▸ WHAT TO PRODUCE
Gather each line of the records where "this" appears.

▸ RECORDS PROVIDED
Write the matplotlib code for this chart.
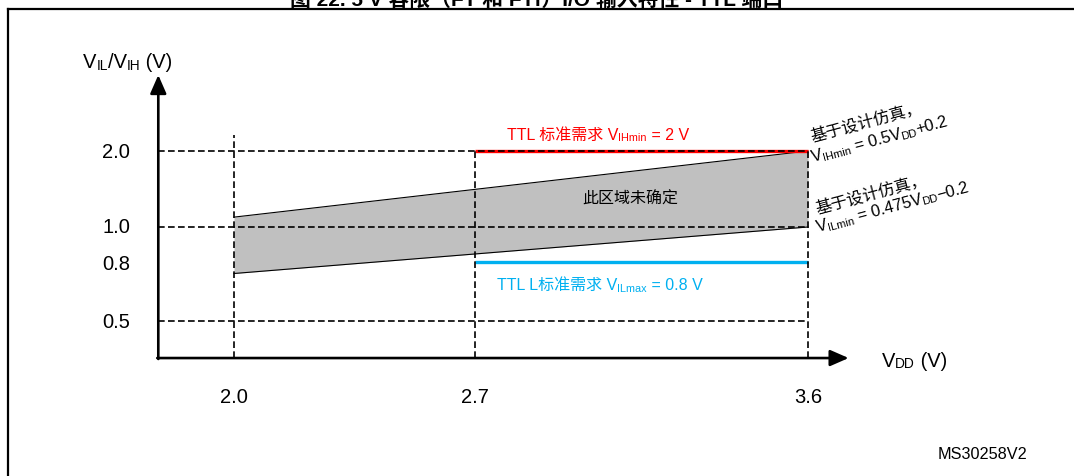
import numpy as np
import matplotlib.pyplot as plt
from matplotlib.lines import Line2D
from matplotlib import transforms

plt.rcParams['font.family'] = ['Liberation Sans', 'Noto Sans CJK SC', 'DejaVu Sans']

# Supply voltage VDD (V) marked on the x axis
vdd_ticks = [2.0, 2.7, 3.6]
vdd_labels = ['2.0', '2.7', '3.6']

# Input levels (V) marked on the y axis, dashed guides at some of them
v_ticks = [2.0, 1.0, 0.8, 0.5]
v_labels = ['2.0', '1.0', '0.8', '0.5']
dashed_levels = [2.0, 1.0, 0.5]

# Undefined region between VILmin and VIHmin
band_vdd = [2.0, 3.6]
band_vih = [1.13, 2.0]
band_vil = [0.75, 1.0]

# TTL standard requirements, shown from 2.7 V to 3.6 V
ttl_vdd = [2.7, 3.6]
ttl_vih = [2.0, 2.0]
ttl_vil = [0.81, 0.81]

W, H = 1074, 477

# The original axes are schematic (not linear), so use a piecewise scale
x_knots = [1.32, 2.0, 2.7, 3.6, 4.32]
x_pix = [0, 234, 475, 808, 1074]
y_knots = [-0.316, 0.5, 0.8, 1.0, 2.0, 4.0]
y_pix = [0, 155, 212, 249, 325, 477]

def fx(v):
    return np.interp(v, x_knots, x_pix)

def fx_inv(p):
    return np.interp(p, x_pix, x_knots)

def fy(v):
    return np.interp(v, y_knots, y_pix)

def fy_inv(p):
    return np.interp(p, y_pix, y_knots)

fig = plt.figure(figsize=(W / 100, H / 100), dpi=100)
ax = fig.add_axes([0, 0, 1, 1])
ax.set_xscale('function', functions=(fx, fx_inv))
ax.set_yscale('function', functions=(fy, fy_inv))
ax.set_xlim(x_knots[0], x_knots[-1])
ax.set_ylim(y_knots[0], y_knots[-1])
ax.axis('off')
renderer = fig.canvas.get_renderer()

# axis origin and arrow ends
x0, y0 = 1.78, 0.305
x_end, y_top = 3.71, 3.0

# Axes with arrow heads
arrow = dict(arrowstyle='-|>,head_length=0.8,head_width=0.35', mutation_scale=14,
             color='black', lw=1.9, shrinkA=0, shrinkB=0)
ax.annotate('', xy=(x_end, y0), xytext=(x0 - 0.003, y0), arrowprops=arrow)
ax.annotate('', xy=(x0, y_top), xytext=(x0, y0 - 0.005), arrowprops=arrow)

# Grey undefined band
ax.fill_between(band_vdd, band_vil, band_vih, color='#c0c0c0', lw=0, zorder=1)
ax.plot(band_vdd, band_vih, color='black', lw=0.8, zorder=2)
ax.plot(band_vdd, band_vil, color='black', lw=0.8, zorder=2)

# TTL requirement lines
ax.plot(ttl_vdd, ttl_vih, color='#ff0000', lw=2.4, zorder=2, solid_capstyle='butt')
ax.plot(ttl_vdd, ttl_vil, color='#00b0f0', lw=2.4, zorder=2, solid_capstyle='butt')

# Dashed guide lines
dash = dict(color='black', lw=1.2, linestyle=(0, (4, 2)), zorder=3)
for lvl in dashed_levels:
    ax.plot([x0, vdd_ticks[-1]], [lvl, lvl], **dash)
ax.plot([vdd_ticks[0], vdd_ticks[0]], [y0, 2.21], **dash)
for v in vdd_ticks[1:]:
    ax.plot([v, v], [y0, 2.0], **dash)

# Tick labels
tx = transforms.blended_transform_factory(ax.transData, fig.transFigure)
for v, lab in zip(vdd_ticks, vdd_labels):
    ax.text(v, 1 - 398 / H, lab, transform=tx, ha='center', va='center', fontsize=14.5)
ty = transforms.blended_transform_factory(fig.transFigure, ax.transData)
for v, lab in zip(v_ticks, v_labels):
    ax.text(130 / W, v, lab, transform=ty, ha='right', va='center', fontsize=14.5)


def rich(x, y, parts, size, rotation=0, color='black'):
    # write pieces one after another on a common baseline; (text, 1) = subscript
    th = np.radians(rotation)
    ux, uy = np.cos(th), np.sin(th)
    px, py = x, H - y
    for s, sub in parts:
        fs = size * 0.68 if sub else size
        drop = 1.5 if sub else 0.0
        t = fig.text((px + uy * drop) / W, (py - ux * drop) / H, s, fontsize=fs,
                     color=color, ha='left', va='baseline', rotation_mode='anchor')
        w = t.get_window_extent(renderer).width
        t.set_rotation(rotation)
        px += w * ux
        py += w * uy


rich(83, 68, [('V', 0), ('IL', 1), ('/V', 0), ('IH', 1), (' (V)', 0)], 14.5)
rich(882, 367, [('V', 0), ('DD', 1), (' (V)', 0)], 14.5)

rich(507, 139.5, [('TTL 标准需求 V', 0), ('IHmin', 1), (' = 2 V', 0)], 11.5, color='#ff0000')
rich(497, 290, [('TTL L标准需求 V', 0), ('ILmax', 1), (' = 0.8 V', 0)], 11.5, color='#00b0f0')
fig.text(630 / W, 1 - 199 / H, '此区域未确定', ha='center', va='center', fontsize=11.5,
         color='black')

rich(812, 141, [('基于设计仿真，', 0)], 11.8, rotation=15)
rich(813, 162, [('V', 0), ('IHmin', 1), (' = 0.5V', 0), ('DD', 1), ('+0.2', 0)], 11.8, rotation=15)
rich(817, 213, [('基于设计仿真，', 0)], 11.8, rotation=15)
rich(818, 232, [('V', 0), ('ILmin', 1), (' = 0.475V', 0), ('DD', 1), ('−0.2', 0)], 11.8, rotation=15)

fig.text(938 / W, 1 - 455 / H, 'MS30258V2', ha='left', va='center', fontsize=11.7)

# Title (cut off at the top in the original) and frame
fig.text(537 / W, 1 - 6 / H, '图 22. 5 V 容限（FT 和 FTf）I/O 输入特性 - TTL 端口', ha='center',
         va='baseline', fontsize=15, fontweight='bold')
fig.add_artist(Line2D([8 / W, 8 / W], [0, 1 - 10 / H], color='black', lw=1.6))
fig.add_artist(Line2D([8 / W, 1], [1 - 10 / H, 1 - 10 / H], color='black', lw=1.6))

plt.savefig('out.png', dpi=100)
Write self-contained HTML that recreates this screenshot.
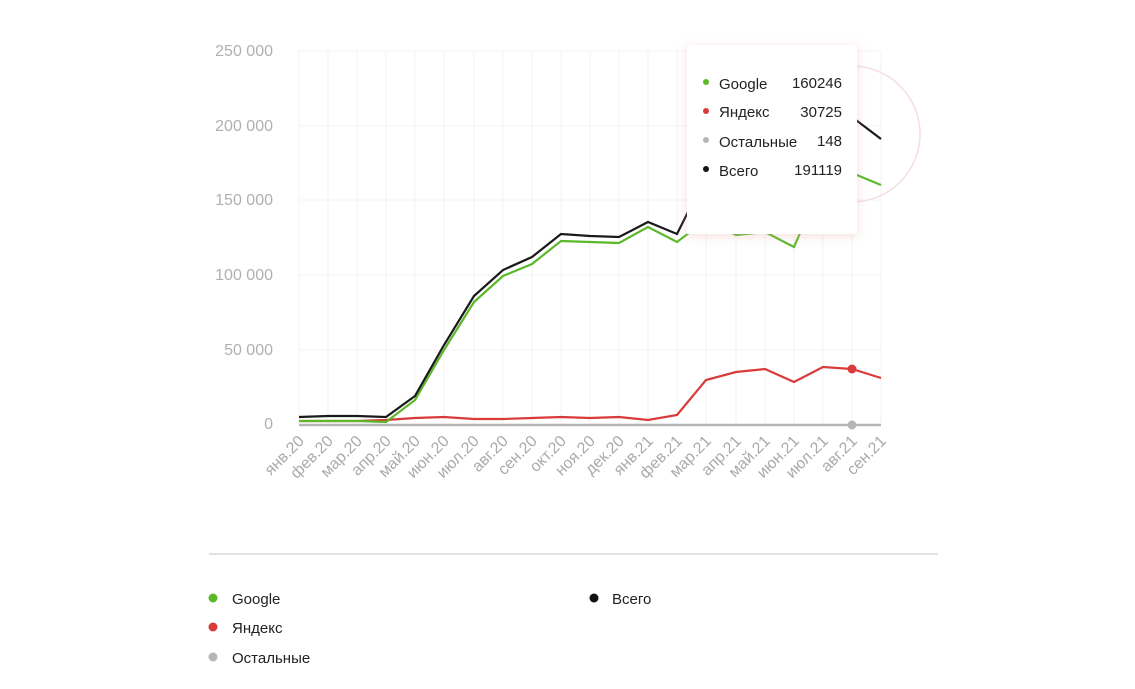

▸ OUTPUT OF THE TASK
Write the matplotlib code for this chart.
Write self-contained HTML that recreates this screenshot.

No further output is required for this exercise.